Good ideas. I am currently waiting only for 1 genome from a 150 IQ guy though...I won't find any other genomes until my Indiegogo campaign will be started.
It could also turn out that the only portion of IQ that has real life impact is that which is due to genetics and this is why Watson and Venter are so much smarter genetically than the others in the sample, which may instead be genetically normal and have "reprogrammed" their IQ through effort or environment/epigenetics. Just a speculation though...will need a big sample to be tested.
Once we've got a decent sample of genomes it should be easy to run a single FE for all of them.
This is what I get on 23andMe:
This is an advanced view of all the uninterpreted SNP data from your chip. The data from 23andMe's Browse Raw Data feature is for research and informational use only. This data has undergone chip-wide quality review, and a subset of SNPs have been individually validated for accuracy. However, the majority of SNPs have not undergone this rigorous individual validation, and any SNP result obtained from this raw data should be independently verified.
Edit 1: On the other hand, the error rate is not very high: http://liorpachter.wordpress.com/2013/11/30/23andme-genotypes-are-all-wrong/
It's time to re-run the height study.

http://infoproc.blogspot.dk/2014/10/common-variants-and-and-biological.html

697 SNPs found.


I don't have access to this paper. Can you download it and post it here?
Admin
http://www.openpsych.net/forum/showthread.php?tid=146&pid=1899#pid1899

The supp. material table 1 has all the data you need. It has beta sizes, SNP ID and effect allele. Basically, just write some code to add up all the beta values for each genome. Tegan's genome is useful for this because she is 1.51 m tall, so she should have a low polygenic score.
Since rerunning the pipeline takes about as much (of my) time whether I use 1 or 10 people I'll run it when we have all the genomes (we are still waiting for one IIRC). You might not be able to reach me this week, but I'll be back after that.

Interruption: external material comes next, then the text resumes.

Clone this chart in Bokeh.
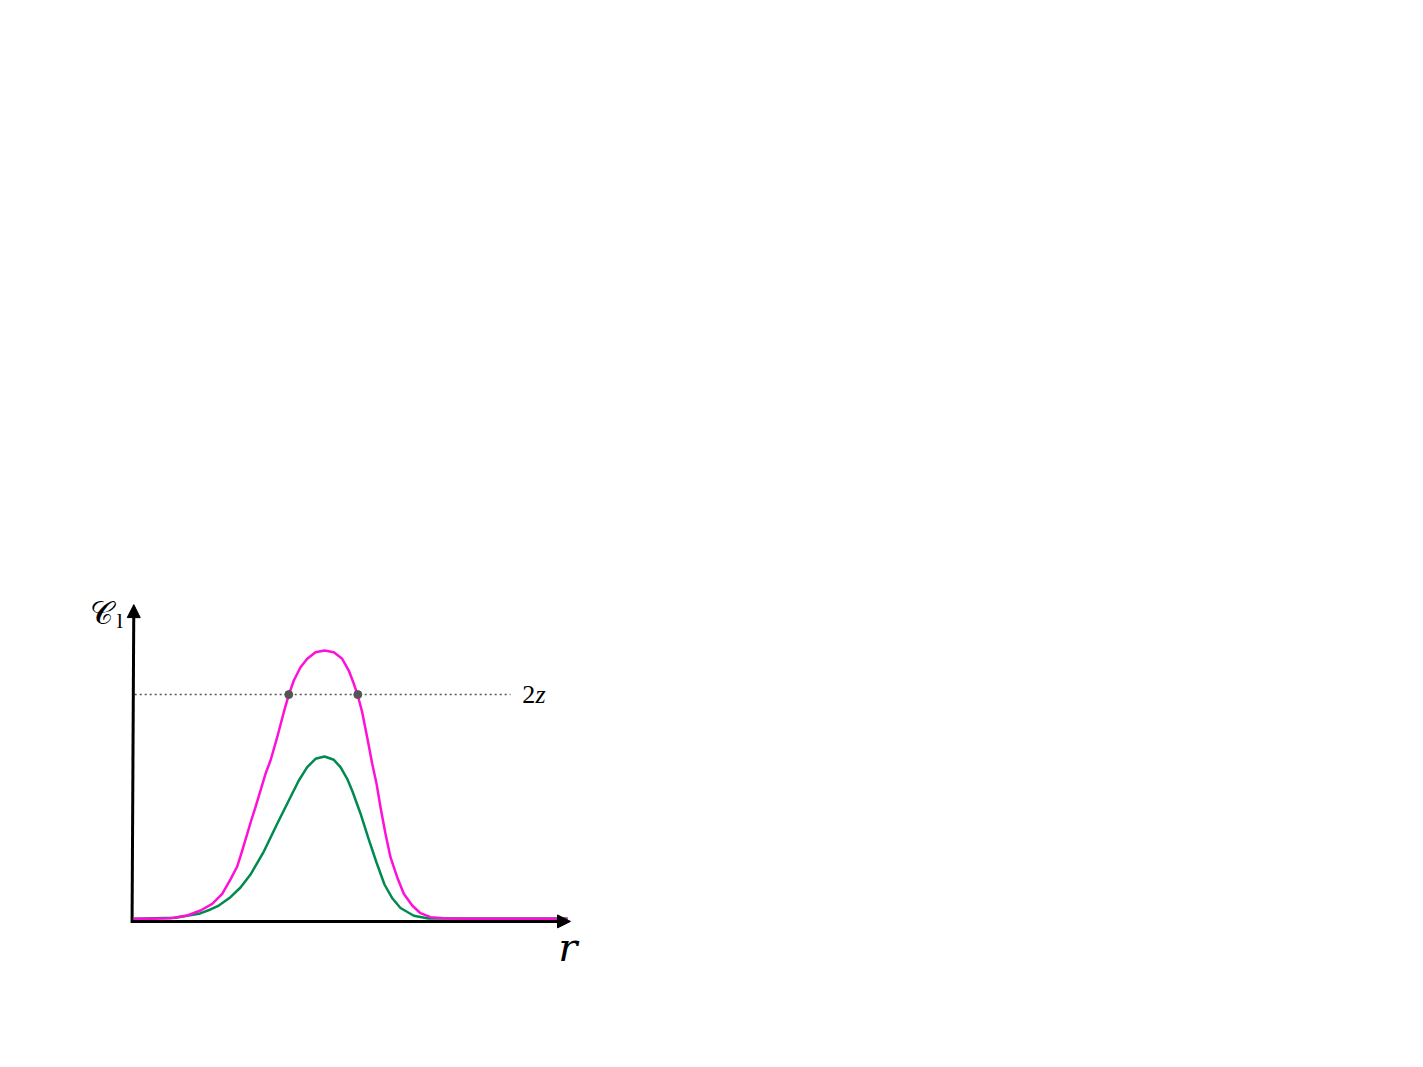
from bokeh.plotting import figure
from bokeh.models import Arrow, NormalHead, Label, Range1d
from bokeh.embed import file_html
from bokeh.resources import INLINE

# ---- data (r in arbitrary units 0..10, C in arbitrary units) ----
r_magenta = [0.030, 0.411, 0.868, 1.249, 1.553, 1.820, 2.048, 2.237, 2.390, 2.505, 2.619,
             2.710, 2.808, 3.037, 3.151, 3.304, 3.454, 3.568, 3.683, 3.836, 3.989, 4.178,
             4.384, 4.596, 4.788, 4.938, 5.053, 5.144, 5.244, 5.358, 5.473, 5.571, 5.662,
             5.776, 5.890, 6.043, 6.194, 6.386, 6.575, 6.804, 7.107, 7.489, 9.932]
c_magenta = [0.0057, 0.0057, 0.0077, 0.0167, 0.0333, 0.0557, 0.0890, 0.1370, 0.1800, 0.2333, 0.2890,
             0.3333, 0.3777, 0.4890, 0.5333, 0.6110, 0.6943, 0.7523, 0.8000, 0.8443, 0.8723, 0.8943,
             0.9000, 0.8943, 0.8723, 0.8333, 0.7890, 0.7500, 0.6943, 0.6110, 0.5223, 0.4567, 0.3777,
             0.2890, 0.2110, 0.1443, 0.0890, 0.0500, 0.0243, 0.0110, 0.0077, 0.0057, 0.0057]

r_green = [0.030, 0.982, 1.514, 1.781, 1.970, 2.237, 2.466, 2.694, 2.998, 3.304, 3.568,
           3.797, 3.989, 4.178, 4.384, 4.596, 4.749, 4.902, 5.023, 5.205, 5.388, 5.571,
           5.753, 5.936, 6.119, 6.422, 6.758, 7.489, 9.932]
c_green = [0.0057, 0.0090, 0.0223, 0.0367, 0.0500, 0.0777, 0.1100, 0.1533, 0.2300, 0.3223, 0.4000,
           0.4667, 0.5110, 0.5390, 0.5467, 0.5357, 0.5110, 0.4723, 0.4300, 0.3567, 0.2733, 0.1933,
           0.1200, 0.0733, 0.0417, 0.0157, 0.0067, 0.0067, 0.0067]

threshold = 0.753           # level "2z"
r_cross = [3.568, 5.144]    # crossings of the magenta curve with 2z
threshold_r_end = 8.63
r_axis_end = 10.0
c_axis_end = 1.053

p = figure(width=1400, height=1040, output_backend="svg", toolbar_location=None,
           x_axis_location=None, y_axis_location=None, min_border=0,
           x_range=Range1d(-3.0137, 28.950), y_range=Range1d(-0.4, 3.0667))
p.grid.visible = False
p.outline_line_color = None
p.background_fill_color = "white"
p.border_fill_color = "white"

# dotted threshold line
p.line([0.05, threshold_r_end], [threshold, threshold], line_color="#555555",
       line_width=1.5, line_dash="2 3")

p.line(r_green, c_green, line_color="#008a50", line_width=2.5, line_join="round")
p.line(r_magenta, c_magenta, line_color="#ff10d8", line_width=2.5, line_join="round")

p.scatter(r_cross, [threshold] * len(r_cross), size=8, fill_color="#555555",
          line_color="#555555")

# axes as arrows
p.add_layout(Arrow(end=NormalHead(size=13, fill_color="black", line_color="black"),
                   x_start=0, y_start=-0.003, x_end=r_axis_end, y_end=-0.003,
                   line_width=3, line_color="black"))
p.add_layout(Arrow(end=NormalHead(size=13, fill_color="black", line_color="black"),
                   x_start=-0.01, y_start=-0.008, x_end=0.03, y_end=c_axis_end,
                   line_width=3, line_color="black"))

p.add_layout(Label(x=8.9, y=threshold, text="2", text_font="Liberation Serif",
                   text_font_size="26px", text_baseline="middle", text_color="black"))
p.add_layout(Label(x=9.2, y=threshold, text="z", text_font="Liberation Serif",
                   text_font_style="italic", text_font_size="26px",
                   text_baseline="middle", text_color="black"))
p.add_layout(Label(x=9.72, y=-0.01, text="r", text_font="DejaVu Serif",
                   text_font_style="italic", text_font_size="40px",
                   text_baseline="top", text_color="black"))
p.add_layout(Label(x=-0.98, y=1.025, text="\U0001D49E", text_font="DejaVu Serif",
                   text_font_size="32px", text_baseline="middle", text_color="black"))
p.add_layout(Label(x=-0.36, y=1.0, text="l", text_font="Liberation Serif",
                   text_font_size="22px", text_baseline="middle", text_color="black"))

open("out.html", "w").write(file_html(p, INLINE))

Ps. why don't we try the freewas on height? If it works on that phenotype we will have a proof of concept and an easier time having our ideas accepted since height is much less controversial.

Who is Tegan?
Since rerunning the pipeline takes about as much (of my) time whether I use 1 or 10 people I'll run it when we have all the genomes (we are still waiting for one IIRC). You might not be able to reach me this week, but I'll be back after that.

Ps. why don't we try the freewas on height? If it works on that phenotype we will have a proof of concept and an easier time having our ideas accepted since height is much less controversial.

Who is Tegan?


There is not much genetic evidence that height was subject to different selection pressures across populations. All we know is that East Asians tend to be shorter but what about the other groups? Blacks living in the US are as tall as US Whites...
But yes we can try the Freewas on height too. We'll have to compute the average frequencies for the 1KG populations for the list of SNPs attached in Emil's file. Then use that as vector for the individual genomes.
Admin
Tegan is my girlfriend. I attached her genome earlier in the thread.

Another idea with the height data, is to redo the analysis with many different numbers of SNPS, at least: 1:15. We want to know how sampling affects the results. If sampling is not found to be a problem for the height data with e.g. 10 SNPs where we have 700 SNPs now, then that is evidence that relying on 10 SNPs for g/edu. att. will not give spurious results either, thus countering the sampling error objection.